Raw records

»»

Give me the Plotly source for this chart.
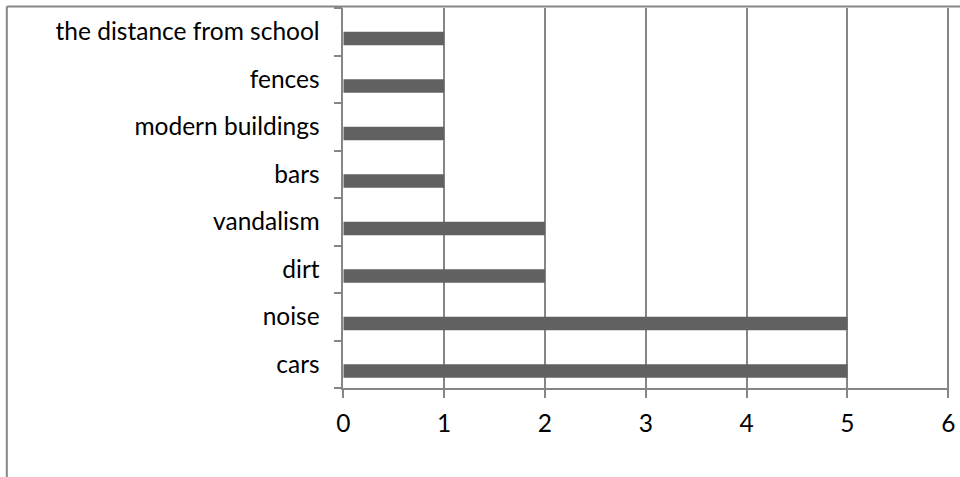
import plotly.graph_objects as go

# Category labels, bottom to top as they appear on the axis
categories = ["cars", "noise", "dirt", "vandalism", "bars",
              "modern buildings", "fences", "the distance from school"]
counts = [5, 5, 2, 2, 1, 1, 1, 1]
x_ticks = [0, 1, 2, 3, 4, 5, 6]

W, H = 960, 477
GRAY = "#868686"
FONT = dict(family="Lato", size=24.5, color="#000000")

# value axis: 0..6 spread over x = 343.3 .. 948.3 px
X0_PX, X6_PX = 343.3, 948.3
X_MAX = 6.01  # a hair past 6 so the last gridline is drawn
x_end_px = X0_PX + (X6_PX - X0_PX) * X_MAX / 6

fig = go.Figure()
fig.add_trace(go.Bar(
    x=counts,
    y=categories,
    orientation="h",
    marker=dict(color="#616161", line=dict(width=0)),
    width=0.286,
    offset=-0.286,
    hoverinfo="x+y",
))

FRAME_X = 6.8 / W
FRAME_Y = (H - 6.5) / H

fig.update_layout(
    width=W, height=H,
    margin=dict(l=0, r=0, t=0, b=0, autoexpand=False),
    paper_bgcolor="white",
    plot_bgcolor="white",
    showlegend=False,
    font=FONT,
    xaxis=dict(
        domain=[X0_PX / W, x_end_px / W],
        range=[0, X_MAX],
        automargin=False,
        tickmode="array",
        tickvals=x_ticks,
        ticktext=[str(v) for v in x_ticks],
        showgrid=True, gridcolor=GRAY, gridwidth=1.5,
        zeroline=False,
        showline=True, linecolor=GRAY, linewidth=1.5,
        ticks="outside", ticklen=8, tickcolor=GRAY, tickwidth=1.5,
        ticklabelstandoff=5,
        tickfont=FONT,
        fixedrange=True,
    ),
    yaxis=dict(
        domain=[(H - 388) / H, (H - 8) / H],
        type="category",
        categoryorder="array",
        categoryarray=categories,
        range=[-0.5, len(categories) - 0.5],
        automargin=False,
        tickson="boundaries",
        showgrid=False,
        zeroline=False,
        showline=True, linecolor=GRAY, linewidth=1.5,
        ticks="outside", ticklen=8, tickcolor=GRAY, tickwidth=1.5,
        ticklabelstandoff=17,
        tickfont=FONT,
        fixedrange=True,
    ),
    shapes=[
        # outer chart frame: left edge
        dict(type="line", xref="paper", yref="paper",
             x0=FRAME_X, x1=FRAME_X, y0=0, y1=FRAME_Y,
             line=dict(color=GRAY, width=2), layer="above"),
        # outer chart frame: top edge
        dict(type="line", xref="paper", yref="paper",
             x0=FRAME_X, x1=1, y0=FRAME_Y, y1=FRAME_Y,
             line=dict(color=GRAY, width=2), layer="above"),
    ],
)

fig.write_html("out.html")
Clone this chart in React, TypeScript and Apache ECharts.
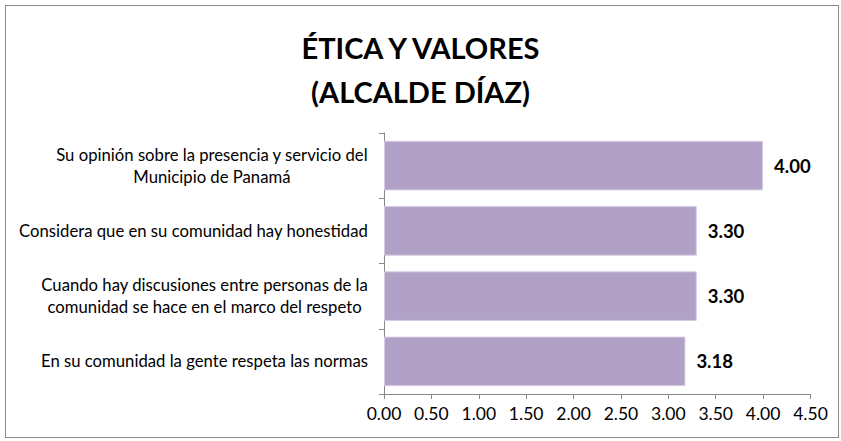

««

▶ _Required task_:
Which lines of the data above contain "chart"? Copy each one.

▶ _Output of the exercise_:
Give me the Plotly source for this chart.
        # outer chart frame: left edge
        # outer chart frame: top edge
Clone this chart in React, TypeScript and Apache ECharts.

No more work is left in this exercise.